Data layout

For many uses, XLS types exist within their own conceptual space or domain, so "portability" concerns don't exist. When interacting with the JIT, however, XLS and host-native types must interact, so the data layouts of both must be understood and possibly reconciled.

Data layout

XLS data layout

The concrete XLS Bits type is the ultimate container of actual data for any XLS IR type: tuples and arrays may be contain any number of tuple, array, or bits types, but whatever the layout of the type tree, all leaf nodes are Bits. When accessing the underlying storage of a Bits via the ToBytes() member function, the results are returned in a little-endian layout, i.e, with the least-significant data elements stored in the lowest addressable location. For example, the 32-bit value 12,345,678 (0xBC614E), would be returned as:

High  <--  Low
0x 00 BC 61 4E

Host data layout

Different architectures can use different native layouts. For example, x86 (and descendants) use little-endian (i.e., 0x00 BC 61 4E), and modern ARM can be configurable as either. (There are actually other layouts, but they're best left to the dustbin of history).

JIT data layout

From the above, we can see that XLS' native layout differs from that of most modern hosts. When compiling XLS code, the [LLVM] JIT understandably uses the host's native layout. What this means is that any data fed into the JIT from XLS will need to be byte-swapped before ingestion.

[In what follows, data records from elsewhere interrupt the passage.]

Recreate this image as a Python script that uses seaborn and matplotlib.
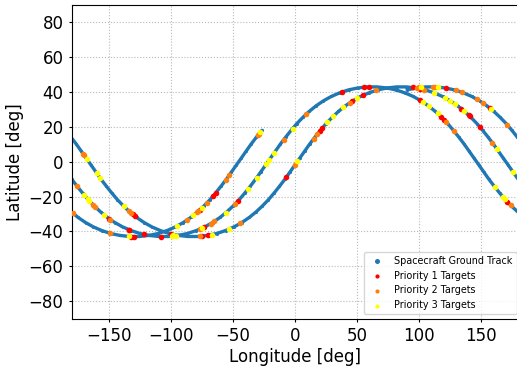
import numpy as np
import pandas as pd
import matplotlib
matplotlib.use("Agg")
import matplotlib.pyplot as plt
import seaborn as sns

# ---- ground track: one orbit template (argument of latitude, lon offset from node, latitude) ----
U_DEG = list(range(3, 360, 6))
ORBIT_DLON = [2.0, 6.0, 10.1, 14.3, 18.7, 23.2, 28.1, 33.2, 38.7, 44.7, 51.0, 57.8, 65.0, 72.5, 80.2,
              88.0, 95.7, 103.2, 110.4, 117.2, 123.5, 129.5, 135.0, 140.1, 145.0, 149.5, 153.9, 158.1, 162.2, 166.2,
              170.2, 174.2, 178.3, 182.5, 186.9, 191.4, 196.3, 201.4, 206.9, 212.9, 219.2, 226.0, 233.2, 240.7, 248.4,
              256.2, 263.9, 271.4, 278.6, 285.4, 291.7, 297.7, 303.2, 308.3, 313.2, 317.7, 322.1, 326.3, 330.4, 334.4]
ORBIT_LAT = [2.0, 6.1, 10.2, 14.1, 18.0, 21.8, 25.4, 28.8, 32.0, 34.9, 37.4, 39.5, 41.2, 42.3, 42.9,
             42.9, 42.3, 41.2, 39.5, 37.4, 34.9, 32.0, 28.8, 25.4, 21.8, 18.0, 14.1, 10.2, 6.1, 2.0,
             -2.0, -6.1, -10.2, -14.1, -18.0, -21.8, -25.4, -28.8, -32.0, -34.9, -37.4, -39.5, -41.2, -42.3, -42.9,
             -42.9, -42.3, -41.2, -39.5, -37.4, -34.9, -32.0, -28.8, -25.4, -21.8, -18.0, -14.1, -10.2, -6.1, -2.0]
# ascending-node longitude of each pass and the part of each pass that was flown
NODE_LON = [25.4, 1.8, -21.8, -45.4]
PASS_U_START = [75, 3, 3, 3]
PASS_U_END = [357, 357, 357, 27]

# ---- targets ----
P1_LON = [-150, -131, -129, -134, -134, -132, -130, -122, -108, -100, -77, -66, -64, -73, -75, -70, -46, -7, 22, 20,
          38, 56, 60, 46, 55, 95, 101, 101, 122, 118, 120, 134, 140, 141, 149, 157, 171]
P1_LAT = [-32.7, -30.1, -31.3, -39.0, -39.0, -43.0, -43.0, -41.7, -43.0, -41.5, -27.8, -19.7, -18.0, -37.5, -42.7, -42.3,
          -22.6, -8.9, 19.3, 17.6, 40.1, 42.8, 43.0, 34.7, 38.2, 42.6, 41.9, 35.2, 42.2, 25.6, 24.2, 30.5, 26.7, 26.1,
          20.0, 30.8, -22.9]
P2_LON = [-171, -170, -176, -163, -161, -149, -179, -149, -134, -132, -87, -79, -78, -71, -77, -68, -65, -77, -56, -53,
          -30, -29, -48, -44, -9, 0, 9, 15, 18, 44, 65, 98, 100, 104, 111, 113, 122, 128, 130, 135, 147, 152, 159, 171, 174]
P2_LAT = [4.7, 3.7, -13.9, -24.6, -26.1, -33.2, -29.7, -41.1, -28.3, -29.5, -33.5, -29.1, -28.4, -23.6, -38.8, -35.6,
          -34.2, -42.9, -10.6, -7.7, 15.1, 16.0, -24.1, -35.4, 12.7, -1.8, 27.3, 13.1, 15.9, 33.8, 40.9, 42.4, 42.6, 41.4,
          43.0, 42.9, 22.7, 17.8, 40.9, 39.8, 35.7, 33.5, 11.0, 21.3, -25.1]
P3_LON = [-168, -160, -157, -170, -167, -166, -154, -138, -134, -99, -98, -96, -95, -82, -75, -75, -67, -53, -56, -38,
          -31, -28, -23, -21, -17, -2, 2, 26, 31, 39, 50, 102, 115, 112, 121, 125, 129, 136, 103, 108, 115, 158, 163, 176,
          161, 168, 169]
P3_LAT = [1.6, -6.5, -9.5, -19.2, -21.6, -22.4, -30.5, -25.6, -42.9, -42.8, -41.8, -42.5, -36.9, -30.8, -26.5, -38.2,
          -41.9, -38.7, -29.4, -15.9, -9.3, 16.9, -1.2, 0.8, 4.9, 19.0, 0.2, 22.6, 26.2, 31.2, 36.4, 42.7, 42.9, 39.6, 36.7,
          35.0, 33.2, 29.3, 34.3, 31.8, 27.7, 30.3, 7.1, -6.1, -14.4, -20.5, -21.3]

X_TICKS = [-150, -100, -50, 0, 50, 100, 150]
Y_TICKS = [-80, -60, -40, -20, 0, 20, 40, 60, 80]

# continuous (unwrapped) track built from the passes
tl, tb = [], []
for n, node in enumerate(NODE_LON):
    for u, dl, la in zip(U_DEG, ORBIT_DLON, ORBIT_LAT):
        if PASS_U_START[n] <= u <= PASS_U_END[n]:
            tl.append(node + 360 * n + dl)
            tb.append(la)
tl = np.array(tl); tb = np.array(tb)
shifts = range(4)
track = pd.DataFrame({"lon": np.concatenate([tl - 360 * k for k in shifts]),
                      "lat": np.concatenate([tb for k in shifts])})

plt.rcParams["font.family"] = ["DejaVu Sans"]
fig = plt.figure(figsize=(5.17, 3.71), dpi=100)
ax = fig.add_axes([71.8 / 517, (371 - 318.6) / 371, 446.4 / 517, (318.6 - 4.8) / 371])

blue = "#1f77b4"
for k in shifts:
    ax.plot(tl - 360 * k, tb, color=blue, lw=2.4, zorder=2, solid_capstyle="round")
sns.scatterplot(data=track, x="lon", y="lat", color=blue, s=5, linewidth=0, ax=ax, zorder=2,
                label="Spacecraft Ground Track")
sns.scatterplot(x=P1_LON, y=P1_LAT, color="red", s=16, linewidth=0, ax=ax, zorder=3, label="Priority 1 Targets")
sns.scatterplot(x=P2_LON, y=P2_LAT, color="#ff7f0e", s=16, linewidth=0, ax=ax, zorder=3, label="Priority 2 Targets")
sns.scatterplot(x=P3_LON, y=P3_LAT, color="yellow", s=16, linewidth=0, ax=ax, zorder=3, label="Priority 3 Targets")

ax.set_xlim(-180, 180)
ax.set_ylim(-90, 90)
ax.set_xticks(X_TICKS)
ax.set_yticks(Y_TICKS)
ax.tick_params(labelsize=12, length=2.5)
ax.set_xlabel("Longitude [deg]", fontsize=12, labelpad=2.5)
ax.set_ylabel("Latitude [deg]", fontsize=12, labelpad=3)
ax.grid(True, ls=":", color="0.72", lw=0.8)

leg = ax.legend(loc="lower right", fontsize=6.9, borderaxespad=0, bbox_to_anchor=(0.9966, 0.0147))
hs = leg.legend_handles
hs[0].set_sizes([13])
for h in hs[1:]:
    h.set_sizes([9])

fig.savefig("out.png", dpi=100)
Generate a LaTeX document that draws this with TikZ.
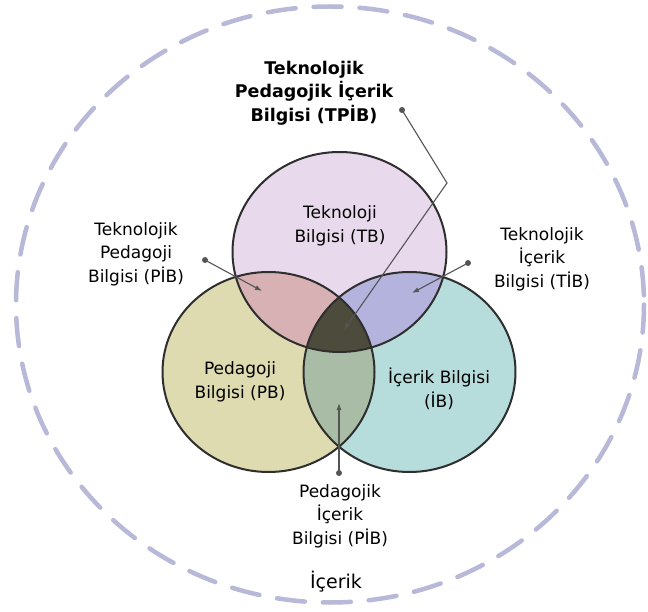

For Value or unpacked view input, this swapping is handled automatically, in LlvmIrRuntime::PackArgs() (via LlvmIrRuntime::BlitValueToBuffer()) - and the __un__swapping is also automatically performed in LlvmIrRuntime::UnpackBuffer(). Thus, for these uses, no special action is required of the user.

Packed views

However, this is not the case for use of packed views. The motivating use case for packed views is to allow users to map native types directly into JIT-usable values - for example, to use an IEEE float32 (e.g., a C float) directly, without needing to be exploded into a bits[1] for the sign, a bits[8] for the exponent, and a bits[23] for the fractional part.

When creating a packed view from a C float, no special action is needed - that float is in native host layout, which is the layout used by the JIT. If, however, data is coming from XLS (perhaps a float converted into a Value, manipulated in some way, then passed into the JIT), then the user must un-swap the bits back to native layout. This is because the JIT has no way of knowing the provenance of that data (if it's from a native type or XLS), so it's up to the provider of that data to ensure proper layout.

Distilled into a simple rule of thumb: if packed view data is coming from XLS, it needs to be byte swapped before being passed into the JIT.

Tuple types

Another wrinkle is the usage of packed tuple views. When XLS emits a tuple type in Verilog, the first element in the tuple declaration is placed in the most significant bits, and so on, with the last-declared element placed in the least significant bits. To match this layout, PackedTupleView elements must be also declared from most significant to least significant element. This way, when running on a host, the in-memory layout of input data matches that expected by XLS tools. That means, using the usual float32 example, that the packed view declaration is:

PackedTupleView<PackedBitsView<1>, PackedBitsView<8>, PackedBitsView<23>>

(The non-packed-View tuple declaration is much the same, but matters less, as it doesn't directly correspond to in-memory data layout.)

Be aware of this layout when accessing elements in a PackedTupleView. In the float32 above, accessing element 0 yields the sign bit (the most significant bit in memory), and accessing element 2 yields the fractional part (the least significant 23 bits in memory), as one would expect given the tuple type declaration order.

While this may initially seem confusing, it suffices to remember that PackedTupleView element declaration order is the "reverse" of the in-memory order; refer to value_view_test.cc and function_jit_test.cc for test examples, or the [generated] float32_add_jit_wrapper.h/cc and float32_add_test.cc for practical usage.